Community How My Little Goals led to Big Goals led to my Second...

    How My Little Goals led to Big Goals led to my Second Marathon


    We sometimes have far fetched goals that seem, from the outside, as impossible as climbing the CN Tower. Where I am now in my health and fitness from where I was, was one such goal. So much so I could never have dreamed. I set small goals. Those small goals opened the door and introduced me to the stairs, difficult—but possible.  

    Six years ago my big goal was to lose 200 pounds. I wanted to regain my ability to walk more than a few blocks without struggling. As part of my journey, I began walking, 2-3 days a week. Short distances at first—8 blocks a day with 30 minute breaks half way between. It was hard to get motivated. After one year I lost heart because I stopped seeing results and could not motivate myself to walk further.

    One year later, I resolved to try again, got into a weight management program, and joined a walking group. With the support from friends and family and health care workers, I was able to stay motivated. I started slowly, walking only four laps around a local hockey arena. I did this two days a week. I added one lap each day, in about three months I was easily walking 27 laps, equal to over 7 kilometres. In this time frame I had also lost around 80 pounds which made the walking easier.

    By the time spring came around and I was able to walk outside I was walking 5-10K a day, every day. At this point I could not really get anymore fit through walking. By now I was below 300 pounds. Where to go from here? I had accomplished my first  goal. I met a friend who got me to try racing. They were difficult. I had to mostly walk them. It took me 96 minutes to do 10K. I could have gotten discouraged. The support and enthusiasm from my friend kept that from happening. At that moment, I resolved to run another 10K.

    Like my walking, I needed to start slowly. I needed a way to regulate my speed and timing. I joined a gym. I used the treadmill to work on intervals. 1 min running at 8 kph 2 min walking at 5.6 kph. It was hard. I needed the whole two minutes for recovery. But, when that got easier, I increased my running speed to 8.8 kph. When that got easy, I decreased my walking time. After about a month, I decided to see how far I could run without stopping at 8kph. I made it to .8 km and my legs felt great. I went to 1.6K and still good. I made it to 2.4K and still ok. I stopped there for fear of overdoing it. From there I worked on increasing my distance and speed. After two months I ran my first 5K outside in 32.5 minutes.

    I had signed up for my second 10K. It was only three months after I started learning to run. I was running 5K well enough by 2.5 months. I decided that I would run 5K and walk if I had to. It would still be an improvement. The day came. It was a small race, only around 10 people in the 10K distance. All but one were ahead of me. By the 5K mark, I was a couple of minutes ahead of that person. I knew if I started walking they would catch up. I went to 6K, starting to hurt. The competitive side of me did not want to be last, but on the turn arounds, I saw that person, still running—they did not give up, I would not give up. 7K, hurting more, I wanted to stop and walk, but one more kilometre. 8 km, so close, maybe just one more. 9K, I started walking but how could I walk the last km, having come so far? I started running again. I finished with a 65 minutes and nine seconds time.

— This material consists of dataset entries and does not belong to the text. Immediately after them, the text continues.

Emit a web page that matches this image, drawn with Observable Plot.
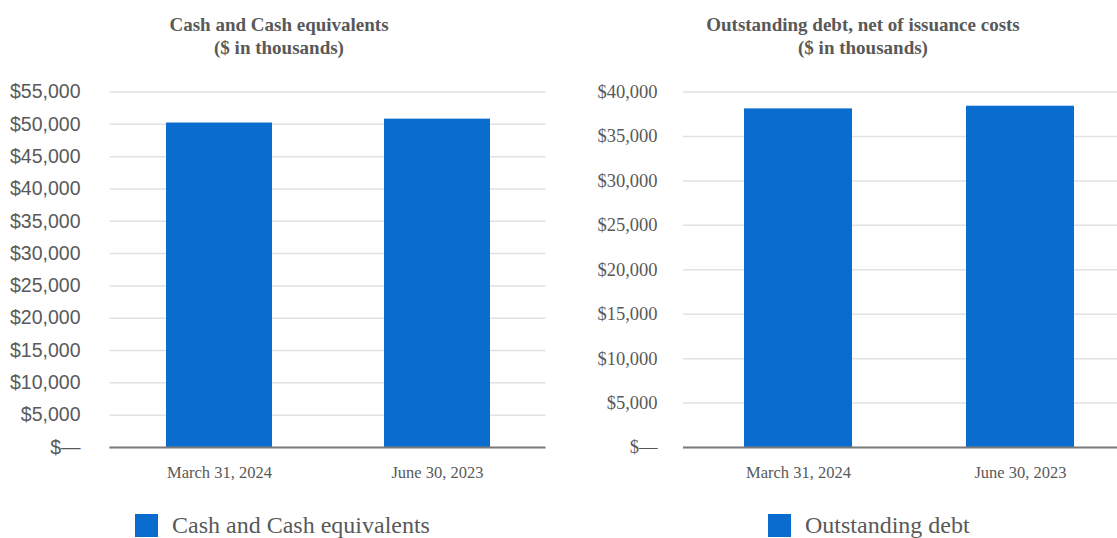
<!DOCTYPE html>
<html>
<head>
<meta charset="utf-8">
<script src="https://cdn.jsdelivr.net/npm/d3@7"></script>
<script src="https://cdn.jsdelivr.net/npm/@observablehq/plot@0.6"></script>
<style>
  html, body { margin: 0; padding: 0; background: #fff; overflow: hidden; }
  #wrap { position: relative; width: 1117px; height: 538px; overflow: hidden; }
  .title { position: absolute; width: 600px; text-align: center; font-family: "Liberation Serif", serif;
           font-weight: bold; font-size: 19px; line-height: 23px; color: #595959; }
  .chart { position: absolute; top: 60px; }
  .chart svg { max-width: none !important; }
  .legend { position: absolute; top: 513px; display: flex; align-items: center;
            font-family: "Liberation Serif", serif; font-size: 24px; line-height: 25px; color: #595959; }
  .legend .sw { width: 23px; height: 23px; margin-right: 14px; }
</style>
</head>
<body>
<div id="wrap">
  <div class="title" id="t1" style="left:-21px; top:13px;"></div>
  <div class="title" id="t2" style="left:563px; top:13px;"></div>
  <div class="chart" id="c1" style="left:0px; width:560px;"></div>
  <div class="chart" id="c2" style="left:560px; width:590px;"></div>
  <div class="legend" id="l1" style="left:135px;"></div>
  <div class="legend" id="l2" style="left:768px;"></div>
</div>
<script>
const categories = ["March 31, 2024", "June 30, 2023"];
const cashValues = [50200, 50800];
const debtValues = [38100, 38400];
const cashTicks = [0, 5000, 10000, 15000, 20000, 25000, 30000, 35000, 40000, 45000, 50000, 55000];
const debtTicks = [0, 5000, 10000, 15000, 20000, 25000, 30000, 35000, 40000];
const titles = [["Cash and Cash equivalents", "($ in thousands)"], ["Outstanding debt, net of issuance costs", "($ in thousands)"]];
const legendLabels = ["Cash and Cash equivalents", "Outstanding debt"];
const barColor = "#0a6ccf";
const textColor = "#595959";

const fmt = d => d === 0 ? "$\u2014" : "$" + d3.format(",")(d);

function makeChart({values, ticks, width, marginLeft, marginRight, paddingOuter, yFont, tickPad}) {
  const data = categories.map((c, i) => ({category: c, value: values[i]}));
  return Plot.plot({
    width, height: 430,
    marginTop: 31.5, marginBottom: 43, marginLeft, marginRight,
    style: {maxWidth: "none"},
    x: {domain: categories, paddingInner: 0.514, paddingOuter, label: null},
    y: {domain: [0, ticks[ticks.length - 1]], label: null},
    marks: [
      Plot.gridY(ticks, {stroke: "#e2e2e2", strokeOpacity: 1, strokeWidth: 1.5}),
      Plot.barY(data, {x: "category", y: "value", fill: barColor}),
      Plot.ruleY([0], {stroke: "#7a7a7a", strokeWidth: 2}),
      Plot.axisY(ticks, {tickSize: 0, tickPadding: tickPad, tickFormat: fmt, fontFamily: yFont.family, fontSize: yFont.size, fill: textColor, label: null}),
      Plot.axisX({tickSize: 0, tickPadding: 19, fontFamily: "Liberation Serif", fontSize: 16.5, fill: textColor, label: null})
    ]
  });
}

document.getElementById("c1").append(makeChart({
  values: cashValues, ticks: cashTicks, width: 560, marginLeft: 109.5, marginRight: 14.5,
  paddingOuter: 0.257, yFont: {family: "Liberation Sans", size: 19.5}, tickPad: 29.5
}));
document.getElementById("c2").append(makeChart({
  values: debtValues, ticks: debtTicks, width: 590, marginLeft: 123, marginRight: 15,
  paddingOuter: 0.275, yFont: {family: "Liberation Serif", size: 18.5}, tickPad: 26
}));

["t1", "t2"].forEach((id, i) => {
  const el = document.getElementById(id);
  titles[i].forEach(line => { const d = document.createElement("div"); d.textContent = line; el.append(d); });
});
["l1", "l2"].forEach((id, i) => {
  const el = document.getElementById(id);
  const sw = document.createElement("span"); sw.className = "sw"; sw.style.background = barColor;
  const tx = document.createElement("span"); tx.textContent = legendLabels[i];
  el.append(sw, tx);
});
</script>
</body>
</html>
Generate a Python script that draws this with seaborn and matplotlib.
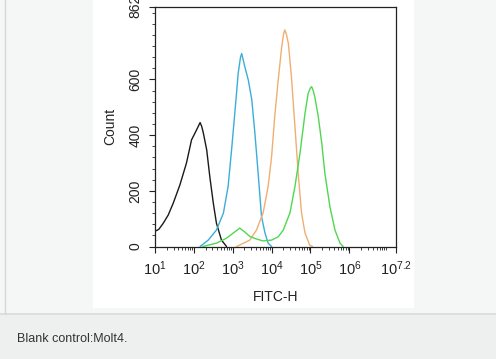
import numpy as np
import pandas as pd
import matplotlib
matplotlib.use("Agg")
import matplotlib.pyplot as plt
from matplotlib.patches import Rectangle
from matplotlib.lines import Line2D
from matplotlib.ticker import MultipleLocator, LogLocator, NullFormatter
import seaborn as sns

# log10(FITC-H) positions and counts
black_exp = [1.0, 1.04, 1.1, 1.21, 1.34, 1.47, 1.64, 1.81, 1.94, 2.02, 2.07, 2.16, 2.2, 2.24, 2.33, 2.41, 2.5, 2.58, 2.71, 2.84]
black_cnt = [59, 57, 62, 83, 113, 156, 221, 300, 383, 405, 419, 445, 432, 410, 347, 251, 156, 84, 23, 0]

blue_exp = [2.16, 2.37, 2.58, 2.76, 2.88, 2.97, 3.06, 3.14, 3.2, 3.23, 3.27, 3.31, 3.4, 3.49, 3.57, 3.66, 3.74, 3.83, 3.91, 4.0]
blue_cnt = [0, 23, 59, 120, 215, 347, 490, 622, 680, 693, 670, 646, 598, 527, 407, 251, 108, 48, 12, 0]

orange_exp = [3.1, 3.44, 3.61, 3.78, 3.91, 4.0, 4.08, 4.17, 4.26, 4.31, 4.34, 4.38, 4.43, 4.51, 4.6, 4.69, 4.77, 4.86, 4.98, 5.05]
orange_cnt = [0, 23, 59, 120, 215, 323, 467, 598, 718, 765, 778, 762, 730, 610, 431, 251, 120, 48, 5, 0]

green_exp = [2.23, 2.58, 2.84, 3.01, 3.18, 3.31, 3.44, 3.61, 3.78, 4.0, 4.17, 4.3, 4.47, 4.6, 4.73,
             4.86, 4.94, 5.0, 5.03, 5.07, 5.11, 5.2, 5.29, 5.37, 5.5, 5.63, 5.76, 5.84]
green_cnt = [0, 12, 30, 48, 66, 52, 36, 27, 20, 23, 35, 59, 120, 215, 335,
             479, 550, 570, 574, 560, 538, 467, 371, 263, 143, 59, 12, 0]

samples = ["blank", "blue", "orange", "green"]
colors = ["#1a1a1a", "#3aaed8", "#f0ae72", "#4fd84f"]

x_ticks = [1e1, 1e2, 1e3, 1e4, 1e5, 1e6, 10 ** 7.2]
x_labels = ["1", "2", "3", "4", "5", "6", "7.2"]
y_ticks = [0, 200, 400, 600, 862]

frames = []
for name, ex, ct in zip(samples, [black_exp, blue_exp, orange_exp, green_exp],
                        [black_cnt, blue_cnt, orange_cnt, green_cnt]):
    frames.append(pd.DataFrame({"fitc": 10 ** np.array(ex), "count": ct, "sample": name}))
df = pd.concat(frames, ignore_index=True)

sns.set_style("ticks")
plt.rcParams["font.family"] = ["Liberation Sans", "DejaVu Sans"]
plt.rcParams["mathtext.fontset"] = "custom"
plt.rcParams["mathtext.rm"] = "Liberation Sans"
plt.rcParams["mathtext.it"] = "Liberation Sans"

fig = plt.figure(figsize=(4.96, 3.59), dpi=100)
fig.patch.set_facecolor("#f5f6f6")

# page background pieces
fig.add_artist(Rectangle((0, 0), 1, 0.1267, transform=fig.transFigure, color="#eeefef", zorder=-3))
fig.add_artist(Line2D([0, 1], [0.1267, 0.1267], transform=fig.transFigure, color="#d9dada", lw=1.2, zorder=-2))
fig.add_artist(Line2D([0.0101, 0.0101], [0.1267, 1], transform=fig.transFigure, color="#d5d6d6", lw=1, zorder=-2))
fig.add_artist(Rectangle((93 / 496, 1 - 307 / 359), 320 / 496, 307 / 359,
                         transform=fig.transFigure, color="white", zorder=-2))
fig.text(17 / 496, 1 - 339 / 359, "Blank control:Molt4.", fontsize=9, color="#333333", va="center")

ax = fig.add_axes([155 / 496, 1 - 246.5 / 359, 241 / 496, 240 / 359])
ax.set_facecolor("white")
sns.lineplot(data=df, x="fitc", y="count", hue="sample", palette=colors, hue_order=samples,
             estimator=None, sort=False, legend=False, lw=1.0, ax=ax)

ax.set_xscale("log")
ax.set_xlim(1e1, 10 ** 7.2)
ax.set_ylim(0, 862)
ax.set_xticks(x_ticks)
ax.set_xticklabels([r"$\mathregular{10^{%s}}$" % s for s in x_labels], fontsize=10.5)
ax.xaxis.set_minor_locator(LogLocator(base=10, subs=np.arange(2, 10), numticks=20))
ax.xaxis.set_minor_formatter(NullFormatter())
ax.set_yticks(y_ticks)
ax.set_yticklabels([str(v) for v in y_ticks], fontsize=10, rotation=90, va="center")
ax.yaxis.set_minor_locator(MultipleLocator(40))
ax.tick_params(which="major", length=4, width=0.8, color="#222222")
ax.tick_params(which="minor", length=2, width=0.6, color="#222222")
ax.tick_params(axis="x", which="major", pad=5, labelcolor="#222222")
ax.tick_params(axis="y", which="major", pad=5, labelcolor="#222222")
for sp in ax.spines.values():
    sp.set_visible(True)
    sp.set_linewidth(0.9)
    sp.set_color("#222222")

ax.set_xlabel("FITC-H", fontsize=10, color="#222222", labelpad=9)
ax.set_ylabel("Count", fontsize=10, color="#222222", labelpad=8)

fig.savefig("out.png", dpi=100, facecolor=fig.get_facecolor())
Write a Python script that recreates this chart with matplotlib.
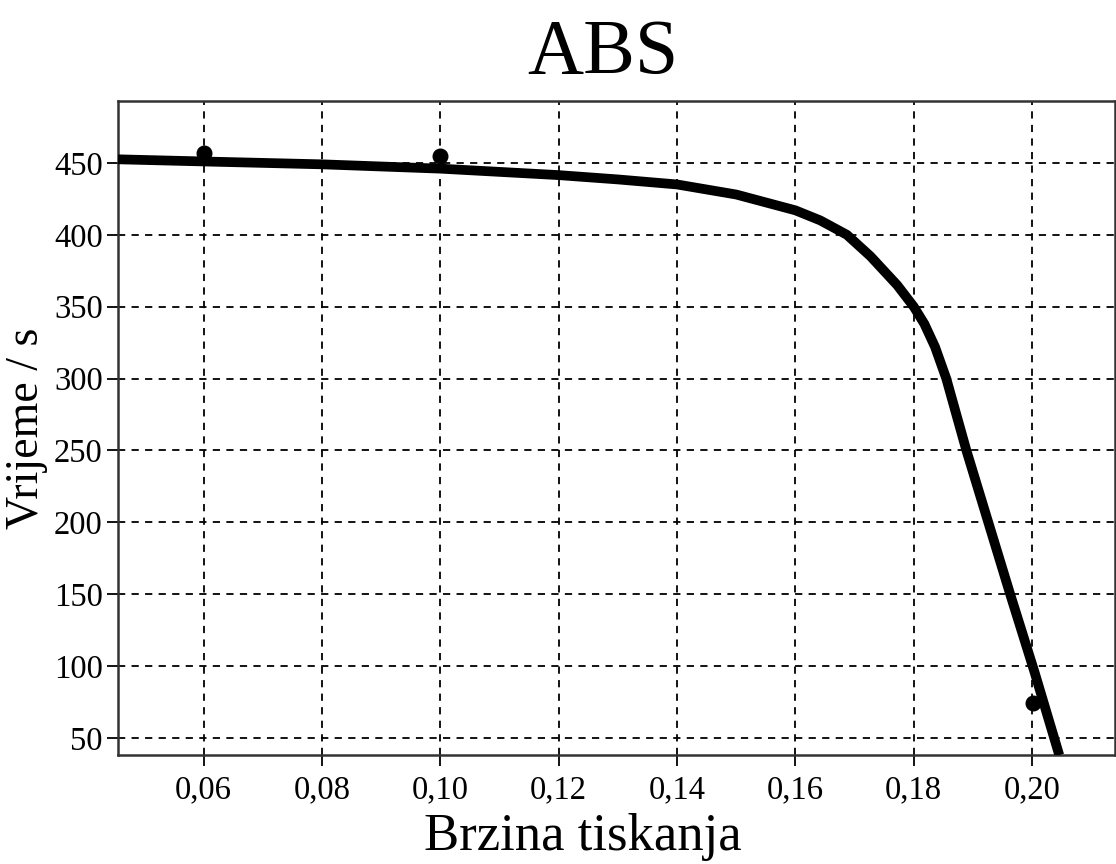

    That winter I spent my time training to run 10K on a regular basis. I wanted to be able to run 10K where it would not push me to my limit. My friend who was out of town, supported me online. I do not know what possessed me, but I decided to run my first half marathon in April. Again, I had only ever run half that distance. This time, however, I had the support of my friend running with me. That support, and the atmosphere of race day, helped a lot. 2 hours 10 minutes. My legs hurt. I spent a lot of time recovering, I realize that it is not wise to push oneself that hard. I think I needed to do it, though, as a test of my determination.

    With the help of many new running friends, I accomplished a lot that summer and fall. I ran a 10K pb of 54:36. I walked 40K for four days straight to support the friend whose enthusiasm got me running. I even ran a second half marathon in 2:08.

    With all of those accomplishments in walking and running, where should I go from there? The most logical step of course was to train for and run a marathon. Run a marathon? Running a half marathon seemed like the ultimate accomplishment for me. With the support of my running friends, I began training. It was hard, of course. I will share a secret with all of you: the training for a marathon was hard, but in terms of soreness, and motivation, learning to walk when I first started my journey was harder. All of the hard work I had done previously had provided a base for me that I did not have when I first began walking.

    I ran my first marathon on April 29, 2017. I will admit, I did walk a good portion of the second half, and I hit the wall hard. I made some technical mistakes, starting out too fast, and not carb loading enough. I did however finish in under 5 hours. 4:53:52 to be exact. I may have had to walk at times, but I did not give up. All of my journey led to this moment. All the pain, all the times when I wanted to give up but didn’t. All of it, were steps in a journey. I could not have climbed the last flight of stairs without starting the first. In May, one year after my first marathon I will be running my second. I will be racing the Ottawa Marathon. I am excited to continue to share my journey during the Ottawa race weekend. I hope to inspire many as I attempt to better my first time. And always keep finding new finish lines.